- [Aim of the exercise]
Please, without the pictures, retype exactly the lines from the start of the material through the line that holds "from matplotlib.ticker import FuncFormatter".

Entries with chart source code:
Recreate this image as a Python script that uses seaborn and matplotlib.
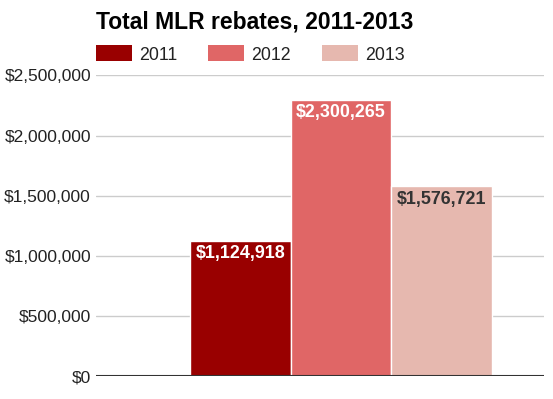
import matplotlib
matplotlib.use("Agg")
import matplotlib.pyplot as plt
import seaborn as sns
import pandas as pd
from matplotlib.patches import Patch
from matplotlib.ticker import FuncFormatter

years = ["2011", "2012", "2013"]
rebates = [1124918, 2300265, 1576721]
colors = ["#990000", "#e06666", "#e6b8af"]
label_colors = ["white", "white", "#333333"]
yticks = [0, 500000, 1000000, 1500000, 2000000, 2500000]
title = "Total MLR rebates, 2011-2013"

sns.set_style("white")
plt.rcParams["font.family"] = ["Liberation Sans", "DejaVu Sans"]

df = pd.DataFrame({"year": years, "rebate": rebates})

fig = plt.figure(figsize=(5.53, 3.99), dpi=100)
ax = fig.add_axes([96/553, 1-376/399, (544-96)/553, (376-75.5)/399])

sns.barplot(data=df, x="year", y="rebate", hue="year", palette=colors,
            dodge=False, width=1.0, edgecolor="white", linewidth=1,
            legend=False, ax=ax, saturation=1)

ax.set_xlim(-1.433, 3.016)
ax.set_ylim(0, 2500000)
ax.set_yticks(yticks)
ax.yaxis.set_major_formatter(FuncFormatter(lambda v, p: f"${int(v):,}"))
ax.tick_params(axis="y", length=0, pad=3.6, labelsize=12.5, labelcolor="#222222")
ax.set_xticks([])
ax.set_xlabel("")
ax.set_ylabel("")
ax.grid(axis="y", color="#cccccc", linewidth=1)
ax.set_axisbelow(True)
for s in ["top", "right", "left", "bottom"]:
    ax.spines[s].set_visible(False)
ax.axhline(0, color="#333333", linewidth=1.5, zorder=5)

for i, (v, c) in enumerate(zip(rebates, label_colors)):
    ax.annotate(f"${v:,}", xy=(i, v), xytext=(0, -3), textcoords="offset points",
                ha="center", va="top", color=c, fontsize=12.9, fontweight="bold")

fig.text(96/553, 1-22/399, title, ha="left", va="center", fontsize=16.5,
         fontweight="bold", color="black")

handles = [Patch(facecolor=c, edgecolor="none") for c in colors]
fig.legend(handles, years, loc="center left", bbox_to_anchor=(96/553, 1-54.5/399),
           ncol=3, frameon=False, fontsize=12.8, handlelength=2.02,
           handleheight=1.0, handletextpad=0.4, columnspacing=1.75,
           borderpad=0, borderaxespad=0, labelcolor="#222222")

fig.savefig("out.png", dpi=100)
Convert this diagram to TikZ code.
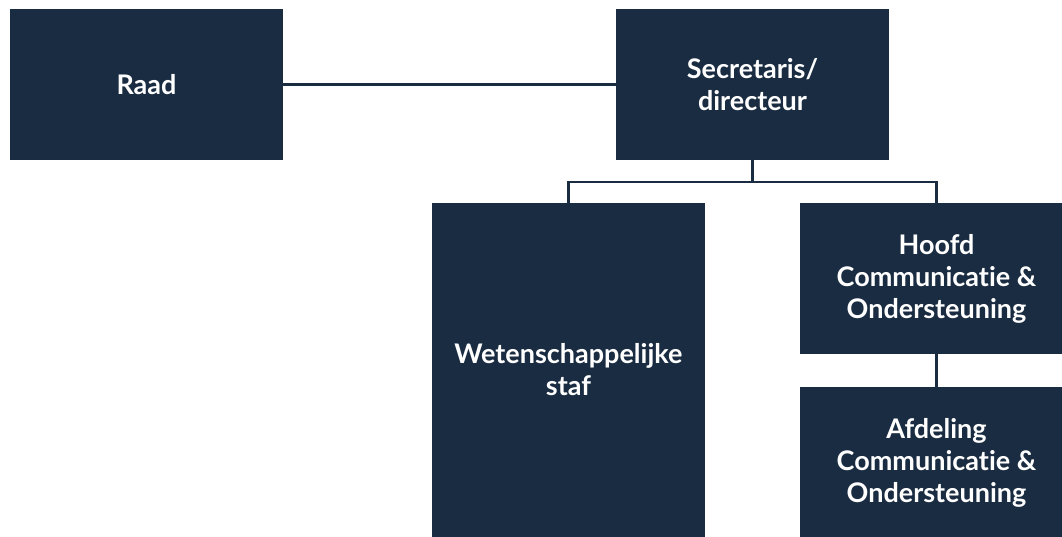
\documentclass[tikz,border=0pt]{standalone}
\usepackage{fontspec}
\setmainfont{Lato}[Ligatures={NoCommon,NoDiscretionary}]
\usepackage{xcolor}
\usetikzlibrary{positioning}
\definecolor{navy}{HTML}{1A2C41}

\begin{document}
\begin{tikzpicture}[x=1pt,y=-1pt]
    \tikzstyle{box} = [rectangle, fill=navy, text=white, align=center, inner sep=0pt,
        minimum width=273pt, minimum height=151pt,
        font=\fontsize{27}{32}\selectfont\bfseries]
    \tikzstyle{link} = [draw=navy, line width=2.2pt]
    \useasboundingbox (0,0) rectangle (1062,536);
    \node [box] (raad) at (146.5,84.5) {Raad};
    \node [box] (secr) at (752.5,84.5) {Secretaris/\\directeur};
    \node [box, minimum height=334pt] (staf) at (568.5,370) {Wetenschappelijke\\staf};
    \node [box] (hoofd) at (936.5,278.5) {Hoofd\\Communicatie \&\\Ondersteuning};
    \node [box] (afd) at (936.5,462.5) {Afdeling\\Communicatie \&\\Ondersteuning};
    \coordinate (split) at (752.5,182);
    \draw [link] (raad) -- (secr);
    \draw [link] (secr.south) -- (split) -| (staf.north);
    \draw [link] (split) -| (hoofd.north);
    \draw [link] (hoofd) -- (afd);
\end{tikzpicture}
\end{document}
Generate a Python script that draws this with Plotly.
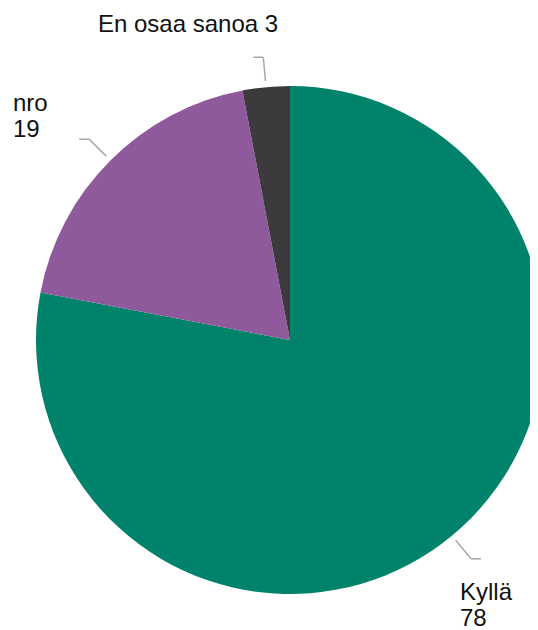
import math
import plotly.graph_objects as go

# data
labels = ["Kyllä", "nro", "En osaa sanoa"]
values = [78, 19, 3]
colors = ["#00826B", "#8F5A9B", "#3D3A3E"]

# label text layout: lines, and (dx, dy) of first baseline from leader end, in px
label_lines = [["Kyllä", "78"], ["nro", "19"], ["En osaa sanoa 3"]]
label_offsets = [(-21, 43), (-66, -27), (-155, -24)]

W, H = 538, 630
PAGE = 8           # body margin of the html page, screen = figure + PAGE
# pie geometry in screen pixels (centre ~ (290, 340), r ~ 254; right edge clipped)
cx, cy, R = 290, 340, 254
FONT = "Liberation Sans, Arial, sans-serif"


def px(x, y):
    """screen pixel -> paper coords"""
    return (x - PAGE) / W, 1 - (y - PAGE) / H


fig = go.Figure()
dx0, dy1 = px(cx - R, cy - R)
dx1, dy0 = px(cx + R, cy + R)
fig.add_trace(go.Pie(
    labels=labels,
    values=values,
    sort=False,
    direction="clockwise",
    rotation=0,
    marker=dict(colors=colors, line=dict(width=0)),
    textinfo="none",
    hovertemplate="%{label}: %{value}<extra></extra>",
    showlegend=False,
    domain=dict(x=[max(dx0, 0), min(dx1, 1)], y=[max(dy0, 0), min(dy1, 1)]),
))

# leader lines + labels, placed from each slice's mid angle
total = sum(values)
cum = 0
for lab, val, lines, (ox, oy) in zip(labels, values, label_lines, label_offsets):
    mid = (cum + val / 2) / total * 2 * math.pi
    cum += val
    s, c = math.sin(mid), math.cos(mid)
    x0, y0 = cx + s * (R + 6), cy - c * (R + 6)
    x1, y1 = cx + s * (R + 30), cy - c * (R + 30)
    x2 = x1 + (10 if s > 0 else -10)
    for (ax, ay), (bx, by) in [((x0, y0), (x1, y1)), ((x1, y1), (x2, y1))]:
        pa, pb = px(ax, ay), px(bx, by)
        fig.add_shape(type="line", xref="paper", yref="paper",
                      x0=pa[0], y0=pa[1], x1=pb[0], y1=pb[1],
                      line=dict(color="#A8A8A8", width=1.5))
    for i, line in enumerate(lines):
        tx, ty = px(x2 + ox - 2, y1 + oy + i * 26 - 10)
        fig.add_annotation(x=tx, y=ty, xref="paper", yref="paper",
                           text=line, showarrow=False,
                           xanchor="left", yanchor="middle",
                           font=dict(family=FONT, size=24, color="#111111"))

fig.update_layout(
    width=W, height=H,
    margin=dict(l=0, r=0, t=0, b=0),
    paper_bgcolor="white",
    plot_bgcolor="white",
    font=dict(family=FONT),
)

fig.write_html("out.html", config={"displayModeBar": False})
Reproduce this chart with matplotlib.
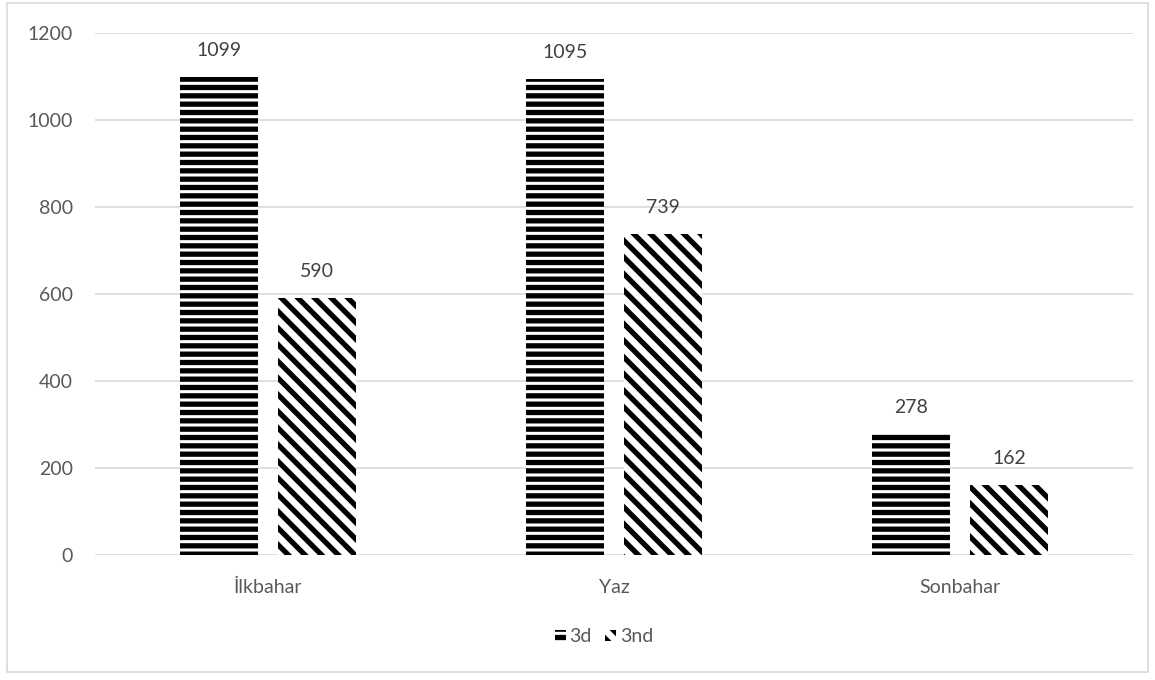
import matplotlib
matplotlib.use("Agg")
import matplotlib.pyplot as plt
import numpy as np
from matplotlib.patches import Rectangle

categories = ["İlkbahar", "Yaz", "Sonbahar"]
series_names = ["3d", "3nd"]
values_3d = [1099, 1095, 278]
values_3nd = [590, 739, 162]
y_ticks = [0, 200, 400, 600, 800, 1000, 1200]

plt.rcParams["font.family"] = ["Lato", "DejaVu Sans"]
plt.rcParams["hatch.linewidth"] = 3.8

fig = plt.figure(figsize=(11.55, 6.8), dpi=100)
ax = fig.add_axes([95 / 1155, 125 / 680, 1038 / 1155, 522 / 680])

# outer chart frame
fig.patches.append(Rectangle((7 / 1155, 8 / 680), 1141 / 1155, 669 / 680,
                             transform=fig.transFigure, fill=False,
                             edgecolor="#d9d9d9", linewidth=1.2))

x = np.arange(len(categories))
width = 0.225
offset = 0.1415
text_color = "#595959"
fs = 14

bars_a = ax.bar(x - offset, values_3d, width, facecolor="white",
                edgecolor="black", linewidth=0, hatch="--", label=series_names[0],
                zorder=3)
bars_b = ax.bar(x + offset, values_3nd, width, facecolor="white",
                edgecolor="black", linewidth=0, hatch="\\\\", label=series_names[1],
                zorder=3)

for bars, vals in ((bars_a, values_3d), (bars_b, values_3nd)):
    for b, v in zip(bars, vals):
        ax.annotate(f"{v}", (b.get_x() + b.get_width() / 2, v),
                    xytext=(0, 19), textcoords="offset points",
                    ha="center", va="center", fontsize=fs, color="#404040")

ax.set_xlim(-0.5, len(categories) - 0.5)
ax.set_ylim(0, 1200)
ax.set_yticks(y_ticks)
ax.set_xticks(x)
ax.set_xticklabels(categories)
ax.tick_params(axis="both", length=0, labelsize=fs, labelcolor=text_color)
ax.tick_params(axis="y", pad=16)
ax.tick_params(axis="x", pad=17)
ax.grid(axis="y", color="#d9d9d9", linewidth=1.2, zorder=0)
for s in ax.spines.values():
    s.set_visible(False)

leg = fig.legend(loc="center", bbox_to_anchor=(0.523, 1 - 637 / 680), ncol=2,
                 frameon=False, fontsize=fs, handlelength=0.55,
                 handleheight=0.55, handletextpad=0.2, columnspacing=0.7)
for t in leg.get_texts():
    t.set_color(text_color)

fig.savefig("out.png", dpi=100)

- [Final result]
Recreate this image as a Python script that uses seaborn and matplotlib.
import matplotlib
matplotlib.use("Agg")
import matplotlib.pyplot as plt
import seaborn as sns
import pandas as pd
from matplotlib.patches import Patch
from matplotlib.ticker import FuncFormatter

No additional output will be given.